The results of the study indicated that of the 342 food samples tested, 77 samples were found to contain perchlorate with one infant food sample and one cabbage sample exceeding the reference levels for intra-Union trade. Note that these are not legal maximum levels, but are the levels included in the European Commission statement as regards the presence of perchlorate in food to facilitate intra-Union trade, in advance of further data on occurrence required to establish legal maximum levels. Key findings were:
- Infant food: 80 infant food samples were tested with 7 samples found to contain perchlorate. One sample was found to contain perchlorate above the reference level for intra-Union trade.
- Fruit (e.g. apples, oranges, strawberries): 36 fruit samples were tested with 5 samples found to contain perchlorate.
- Fruiting vegetables (e.g. tomato, cucumber): 27 samples of fruiting vegetables were tested with 5 samples found to contain perchlorate.

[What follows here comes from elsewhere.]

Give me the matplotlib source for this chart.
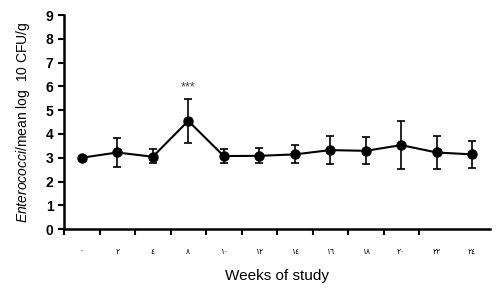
import numpy as np
import matplotlib.pyplot as plt

plt.rcParams['font.family'] = ['Liberation Sans', 'DejaVu Sans']
plt.rcParams['mathtext.fontset'] = 'custom'
plt.rcParams['mathtext.it'] = 'Liberation Sans:italic'
plt.rcParams['mathtext.rm'] = 'Liberation Sans'

# weeks of study, labels as printed (Arabic-Indic digits)
week_labels = ['٠', '٢', '٤', '٨', '١٠', '١٢', '١٤', '١٦', '١٨', '٢٠', '٢٢', '٢٤']
means = [3.0, 3.22, 3.04, 4.55, 3.07, 3.08, 3.14, 3.32, 3.29, 3.53, 3.22, 3.14]
err_low = [0.05, 0.60, 0.28, 0.91, 0.28, 0.29, 0.38, 0.59, 0.56, 1.01, 0.70, 0.59]
err_high = [0.05, 0.59, 0.31, 0.90, 0.30, 0.31, 0.39, 0.60, 0.60, 1.02, 0.70, 0.57]
star_week = 3
star_text = '***'

fig = plt.figure(figsize=(5, 3.01), dpi=100)
ax = fig.add_axes([0.128, 0.239, 0.852, 0.711])

x = np.arange(len(means))
ax.errorbar(x, means, yerr=[err_low, err_high], color='black', lw=1.5,
            marker='o', markersize=6.5, elinewidth=1.2, capsize=3, capthick=1.2)
ax.text(x[star_week], means[star_week] + err_high[star_week] + 0.25, star_text,
        ha='center', va='bottom', fontsize=9, color='#444444')

ax.set_xlim(-0.5, len(means) - 0.5)
ax.set_ylim(0, 9)
ax.set_yticks(range(0, 10))
ax.tick_params(axis='y', labelsize=10, width=1.5, length=4)
for lab in ax.get_yticklabels():
    lab.set_fontweight('bold')

ax.set_xticks(np.arange(len(means) - 1) - 0.5)
ax.set_xticklabels([])
ax.set_xticks(x, minor=True)
ax.set_xticklabels(week_labels, minor=True, fontsize=5.5)
ax.tick_params(axis='x', which='major', width=1.5, length=4)
ax.tick_params(axis='x', which='minor', length=0, pad=14)

for s in ['top', 'right']:
    ax.spines[s].set_visible(False)
for s in ['left', 'bottom']:
    ax.spines[s].set_linewidth(1.8)

ax.set_xlabel('Weeks of study', fontsize=11, labelpad=10)
ax.set_ylabel(r'$\it{Enterococci}$/mean log  10 CFU/g', fontsize=10, labelpad=10)

fig.savefig('out.png', dpi=100)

- Herbs (e.g. parsley, thyme, rosemary): 33 samples of herbs were tested with 27 of these samples found to contain perchlorate.
- Leafy vegetables (e.g. broccoli, spinach, lettuce): 40 samples of leafy vegetables were tested with 20 of these samples found to contain perchlorate.
- Root vegetables (e.g. carrot, parsnip, potato, swede): 32 samples of root vegetables were tested with 4 samples found to contain perchlorate.
- Miscellaneous vegetables (e.g. cauliflower, Brussels sprouts, cabbage): 55 samples of miscellaneous vegetables were tested with 9 samples found to contain perchlorate, one of which being a Tenderheart cabbage found to contain perchlorate above the reference level for intra-Union trade.
- Milk (e.g. semi-skilled milk, whole milk): 39 milk samples were tested and none found to contain perchlorate.